* _WRITTEN REQUEST_
Pull out exactly the lines from the line containing "Emit a web page" to the line containing "1.6, width: 998", both lines included, with pictures removed from the copy.

* _GIVEN DATA_
>> start

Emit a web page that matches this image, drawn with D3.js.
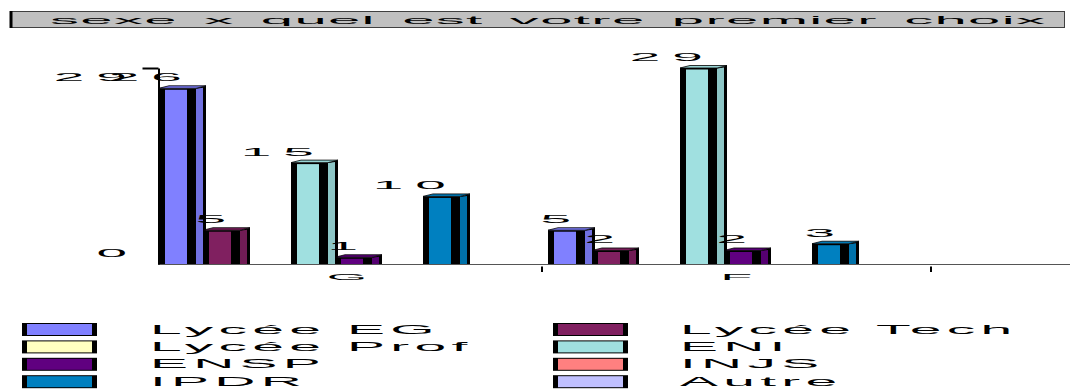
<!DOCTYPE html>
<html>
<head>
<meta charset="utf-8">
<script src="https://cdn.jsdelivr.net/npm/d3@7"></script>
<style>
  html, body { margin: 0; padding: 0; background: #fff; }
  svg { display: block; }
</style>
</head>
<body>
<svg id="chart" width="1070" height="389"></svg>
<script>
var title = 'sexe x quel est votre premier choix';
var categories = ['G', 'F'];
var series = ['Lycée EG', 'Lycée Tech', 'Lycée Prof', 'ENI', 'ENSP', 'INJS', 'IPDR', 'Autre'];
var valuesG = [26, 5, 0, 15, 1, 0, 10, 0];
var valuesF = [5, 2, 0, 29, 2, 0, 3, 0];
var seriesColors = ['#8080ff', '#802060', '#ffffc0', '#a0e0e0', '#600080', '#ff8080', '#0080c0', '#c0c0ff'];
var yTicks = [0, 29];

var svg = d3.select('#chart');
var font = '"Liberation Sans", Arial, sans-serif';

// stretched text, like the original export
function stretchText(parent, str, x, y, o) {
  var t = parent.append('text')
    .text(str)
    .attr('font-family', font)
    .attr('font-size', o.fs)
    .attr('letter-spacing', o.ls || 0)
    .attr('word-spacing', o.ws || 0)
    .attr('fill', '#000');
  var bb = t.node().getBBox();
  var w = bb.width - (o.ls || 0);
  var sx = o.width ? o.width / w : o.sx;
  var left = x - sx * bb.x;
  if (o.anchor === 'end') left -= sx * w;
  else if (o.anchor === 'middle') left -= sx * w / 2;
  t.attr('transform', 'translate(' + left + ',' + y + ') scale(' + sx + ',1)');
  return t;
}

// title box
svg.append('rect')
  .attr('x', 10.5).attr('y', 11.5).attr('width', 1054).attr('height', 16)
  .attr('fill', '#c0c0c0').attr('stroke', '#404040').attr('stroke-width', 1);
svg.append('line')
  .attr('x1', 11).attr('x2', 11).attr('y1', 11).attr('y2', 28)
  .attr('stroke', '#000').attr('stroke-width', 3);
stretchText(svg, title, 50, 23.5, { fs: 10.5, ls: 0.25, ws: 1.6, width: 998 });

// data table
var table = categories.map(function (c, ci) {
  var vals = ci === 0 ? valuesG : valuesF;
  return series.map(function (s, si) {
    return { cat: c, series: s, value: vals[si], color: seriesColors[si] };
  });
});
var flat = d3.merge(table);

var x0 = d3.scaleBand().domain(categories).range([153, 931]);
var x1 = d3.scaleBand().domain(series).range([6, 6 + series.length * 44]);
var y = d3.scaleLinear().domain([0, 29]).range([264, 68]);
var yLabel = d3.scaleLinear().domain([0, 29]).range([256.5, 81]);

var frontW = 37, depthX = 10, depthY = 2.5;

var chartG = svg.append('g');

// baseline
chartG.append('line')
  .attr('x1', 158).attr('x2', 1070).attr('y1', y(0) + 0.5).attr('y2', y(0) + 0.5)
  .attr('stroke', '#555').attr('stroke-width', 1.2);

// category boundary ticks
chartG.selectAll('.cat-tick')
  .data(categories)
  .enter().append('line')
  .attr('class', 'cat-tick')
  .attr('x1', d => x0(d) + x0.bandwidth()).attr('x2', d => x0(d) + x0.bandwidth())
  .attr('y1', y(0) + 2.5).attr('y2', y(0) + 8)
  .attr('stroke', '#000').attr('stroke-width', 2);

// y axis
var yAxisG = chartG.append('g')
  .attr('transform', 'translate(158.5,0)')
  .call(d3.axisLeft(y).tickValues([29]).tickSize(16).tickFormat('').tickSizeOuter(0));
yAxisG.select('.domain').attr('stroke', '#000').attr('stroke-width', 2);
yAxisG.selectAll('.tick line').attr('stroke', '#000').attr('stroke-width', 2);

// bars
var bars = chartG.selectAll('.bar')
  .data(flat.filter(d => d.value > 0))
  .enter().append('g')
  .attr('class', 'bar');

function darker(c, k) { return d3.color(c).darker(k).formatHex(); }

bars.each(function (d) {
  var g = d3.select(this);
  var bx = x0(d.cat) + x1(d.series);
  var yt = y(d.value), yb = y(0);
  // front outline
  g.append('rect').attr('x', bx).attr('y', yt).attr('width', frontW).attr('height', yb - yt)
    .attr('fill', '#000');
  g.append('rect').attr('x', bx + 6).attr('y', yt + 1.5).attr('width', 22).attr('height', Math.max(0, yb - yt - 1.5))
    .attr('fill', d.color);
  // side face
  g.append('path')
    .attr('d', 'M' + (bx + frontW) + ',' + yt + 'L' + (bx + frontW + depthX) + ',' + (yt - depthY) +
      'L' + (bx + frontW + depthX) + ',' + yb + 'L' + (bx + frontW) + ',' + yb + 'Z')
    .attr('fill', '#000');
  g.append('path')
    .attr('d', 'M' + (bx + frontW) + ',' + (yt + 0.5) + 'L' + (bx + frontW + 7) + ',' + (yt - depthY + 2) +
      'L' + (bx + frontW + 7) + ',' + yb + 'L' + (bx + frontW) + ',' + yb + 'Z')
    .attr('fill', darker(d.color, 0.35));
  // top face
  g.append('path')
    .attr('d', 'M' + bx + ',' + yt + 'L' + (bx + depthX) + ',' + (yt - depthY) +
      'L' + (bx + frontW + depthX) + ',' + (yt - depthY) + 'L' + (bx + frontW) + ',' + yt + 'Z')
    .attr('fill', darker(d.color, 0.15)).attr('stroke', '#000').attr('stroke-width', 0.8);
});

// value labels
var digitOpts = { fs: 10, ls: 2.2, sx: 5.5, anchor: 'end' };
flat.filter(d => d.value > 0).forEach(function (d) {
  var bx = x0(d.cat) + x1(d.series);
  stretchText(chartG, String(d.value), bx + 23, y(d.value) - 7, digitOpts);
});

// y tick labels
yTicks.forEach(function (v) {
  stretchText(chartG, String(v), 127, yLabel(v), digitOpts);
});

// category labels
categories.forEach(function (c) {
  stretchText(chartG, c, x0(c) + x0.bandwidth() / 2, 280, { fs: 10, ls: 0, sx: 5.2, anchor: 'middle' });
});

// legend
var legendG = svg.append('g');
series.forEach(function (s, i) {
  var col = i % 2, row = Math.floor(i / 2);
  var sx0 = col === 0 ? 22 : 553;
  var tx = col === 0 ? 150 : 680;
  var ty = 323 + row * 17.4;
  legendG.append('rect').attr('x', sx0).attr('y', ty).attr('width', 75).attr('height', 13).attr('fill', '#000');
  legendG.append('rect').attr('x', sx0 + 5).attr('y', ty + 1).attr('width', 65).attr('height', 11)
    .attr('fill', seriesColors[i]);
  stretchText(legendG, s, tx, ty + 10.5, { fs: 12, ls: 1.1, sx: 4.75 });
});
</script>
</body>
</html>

>> end
>> start

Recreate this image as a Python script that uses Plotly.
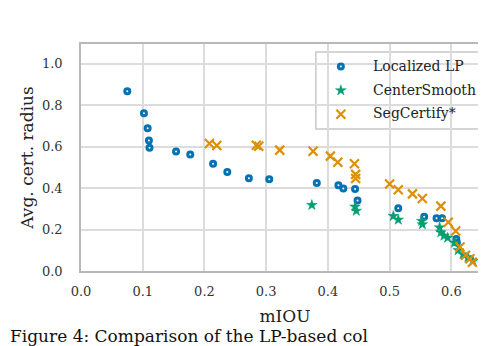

>> end

* _SOLUTION TO THE EXERCISE_
Emit a web page that matches this image, drawn with D3.js.
<!DOCTYPE html>
<html>
<head>
<meta charset="utf-8">
<script src="https://cdn.jsdelivr.net/npm/d3@7"></script>
<style>
  html, body { margin: 0; padding: 0; background: #fff; }
  svg { display: block; }
</style>
</head>
<body>
<svg id="chart" width="1070" height="389"></svg>
<script>
var title = 'sexe x quel est votre premier choix';
var categories = ['G', 'F'];
var series = ['Lycée EG', 'Lycée Tech', 'Lycée Prof', 'ENI', 'ENSP', 'INJS', 'IPDR', 'Autre'];
var valuesG = [26, 5, 0, 15, 1, 0, 10, 0];
var valuesF = [5, 2, 0, 29, 2, 0, 3, 0];
var seriesColors = ['#8080ff', '#802060', '#ffffc0', '#a0e0e0', '#600080', '#ff8080', '#0080c0', '#c0c0ff'];
var yTicks = [0, 29];

var svg = d3.select('#chart');
var font = '"Liberation Sans", Arial, sans-serif';

// stretched text, like the original export
function stretchText(parent, str, x, y, o) {
  var t = parent.append('text')
    .text(str)
    .attr('font-family', font)
    .attr('font-size', o.fs)
    .attr('letter-spacing', o.ls || 0)
    .attr('word-spacing', o.ws || 0)
    .attr('fill', '#000');
  var bb = t.node().getBBox();
  var w = bb.width - (o.ls || 0);
  var sx = o.width ? o.width / w : o.sx;
  var left = x - sx * bb.x;
  if (o.anchor === 'end') left -= sx * w;
  else if (o.anchor === 'middle') left -= sx * w / 2;
  t.attr('transform', 'translate(' + left + ',' + y + ') scale(' + sx + ',1)');
  return t;
}

// title box
svg.append('rect')
  .attr('x', 10.5).attr('y', 11.5).attr('width', 1054).attr('height', 16)
  .attr('fill', '#c0c0c0').attr('stroke', '#404040').attr('stroke-width', 1);
svg.append('line')
  .attr('x1', 11).attr('x2', 11).attr('y1', 11).attr('y2', 28)
  .attr('stroke', '#000').attr('stroke-width', 3);
stretchText(svg, title, 50, 23.5, { fs: 10.5, ls: 0.25, ws: 1.6, width: 998 });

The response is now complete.